Most people with a balanced view tend to realise that actors, musicians, writers, historical figures and political leaders are, just like all humans, a varied blend of qualities and faults. Selectiveness is a tool with which to shape the kind of impression we want to have. In the case of major extremes, like Hitler or Pol Pot or Stalin, their bad legacy is so prominent that most people hardly even attempt to find praiseworthy things. Similarly, in the case of Martin Luther King or Nelson Mandela most people (certainly in the last couple of decades) confer only praise and admiration. 

Public figures that are put forward as epoch-making paragons of virtue are a complex consideration, because I don't think pedestals are where men and women belong, and people just can't be expected to live up to being saints or heroes, unless one wishes to be imprudently selective. Look at some of the names aside from King and Mandela that regularly appear on 'Heroes of the 20th Century' lists - Winston Churchill, Mother Teresa, Mahatma Gandhi,  Dalai Lama, Charles De Gaulle, Che Guevara, FD Roosevelt - one would have to be pretty ahistorical to miss all the flaws in them.

Nelson Mandela cited Gandhi as being a big influence in his changing from violent politics to peaceful politics. But it is sloppy thinking to simply heap praise on Gandhi as a paragon of peace without understanding what's beneath the surface too. Gandhi's outward endorsements of peaceable solution masked an inward Hindi-secular extremism that facilitated the wedge-driving between Indian Hindus and Indian Muslims.  The insanely hurried separation of India and Pakistan and the outrageously bad timing (for which Churchill must take blame too) led to nigh-on one million deaths in the Hindu and Muslim factions**.

This shows two things; firstly, it shows the calamitous effects in trying to attain an increase in order without factoring in the spectre of disorder that bridges one's aims and ultimate fruition of those aims; and secondly, and most crucially in light of Nelson Mandela's passing, it shows that even the so-called brightest lights in history are flawed, imperfect, inconsiderate, parochial, and prone to mistakes.

My personal view - which is built upon a personal interpretation - is that Nelson Mandela is one of the greatest people in modern history - and I say that in spite of the fact that he was part of one of the more extreme factions of the ANC, and even in spite of the fact that he became embroiled in terrorist activities that brought about the deaths of innocent civilians. I think for our own good, terms like 'greatness' should be conferred sparingly, and it is clear that humans have a tendency to over-inflate people. By that measure, all heroic figures are going to be overrated. But equally, if conferred greatness comes with the expectation that the person has no stains or blemishes then it is pure moonshine.
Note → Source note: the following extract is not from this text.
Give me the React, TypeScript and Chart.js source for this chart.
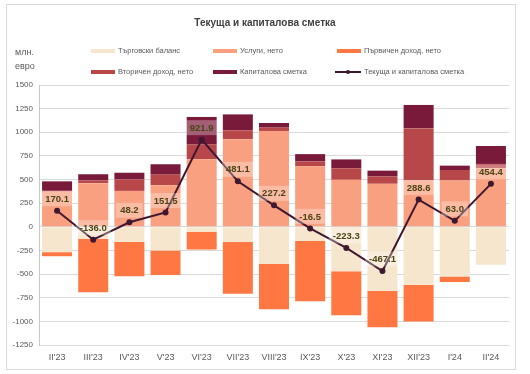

Greatness to me is having the courage to wrestle yourself out of the often tragic clutches of being human and rise above your circumstances to see the world through a new pair of eyes. In choosing to combat the National Party's oppressive and ultra-violent racial segregation with quid pro quo violence, Nelson Mandela was, I suspect, doing what most of us would do if we'd been brought up with his background and found ourselves under that kind of dehumanising oppression. In finding the courage to forgive his enemies, not seeking revenge, responding to hate with love and grace, and using his post-incarceration Presidential power as a vehicle for good (even that journey was a work in progress), Nelson Mandela took a path that, in my experience, few people have the courage to take.

As the quote on the above photo shows, Nelson Mandela came from a background in which he was taught to hate. It is easy to hate when you've been taught only to hate. It is much harder to love when you've been taught only to hate. Many people who've been taught to love can't even love. To learn to love when you've been taught mostly hate is something I fancy that most of us would (and do) fail at repeatedly.

If anything is the defining factor in 'heroism' or 'greatness', it is, for me, the fact that those who find the courage to forgive enemies, and employ love and grace and kindness, are notable by their scarcity. Nelson Mandela was one of those people - he was flawed, irresponsible, misjudged and reactionary, just like every one of us - but in having the courage and wisdom to supplant one kind of life-ethos for a much better one, and offer that better alternative up as a light for the world to see, he showed that he is a good candidate for being called a 'great' person.

That's why I think those who have responded to the reverence, approbation and encomiums with "Ah, but don't forget, Mandela wasn't all great, he was a terrorist" have misjudged why many of us hold him in such high esteem. I consider him great for his tenacity in wrestling himself out of the often tragic clutches of being human and having the courage to learn from his mistakes and pursue goodness - not due to any human propensity towards faux-lionisation, because we know that really great people are the ones that know they are not worthy of the pedestals onto which overly-tendentious people try to place them.

That's also why those often overly-inflated celebrity figures who've lined up to eulogise with references to their own memories of Mandela, their joining his cause, and the pride they had in calling him their friend, are a mixed bag really. That's not what greatness means to me; it is not a flame from which we can be also made great by its glow - it is more like a mirror into which we cast our gaze and see a repertoire of goodness and badness, and see that the goodness reflects back more prominently because of the mirror's courageous attempt to exhibit it.

* Photo courtesy of quotespick.com

** Many of Gandhi's intentions seemed noble, but at the same time he did seem to think of Indian Muslims as second class citizens, and he was hugely irresponsible to the tune of mass slaughter, because it was obvious what cantonisation would bring about, given how the populations were spread, and the extant violence between communal groups (many provoked by Jinnah).  Gandhi was very committed to the course of non-violence in overturning British Rule, and that rubbed off on Nelson Mandela, as were many of the British Cabinet (for self-serving reasons), but the Indian Independence Act of 1947 led to the carving up of a nation that was so manifestly going to lead to bloodshed, because since at least the end of the 19th century there had been extreme, far-right and sectarian Hindu and Muslim political groups that were hell bent on destroying the opposing groups.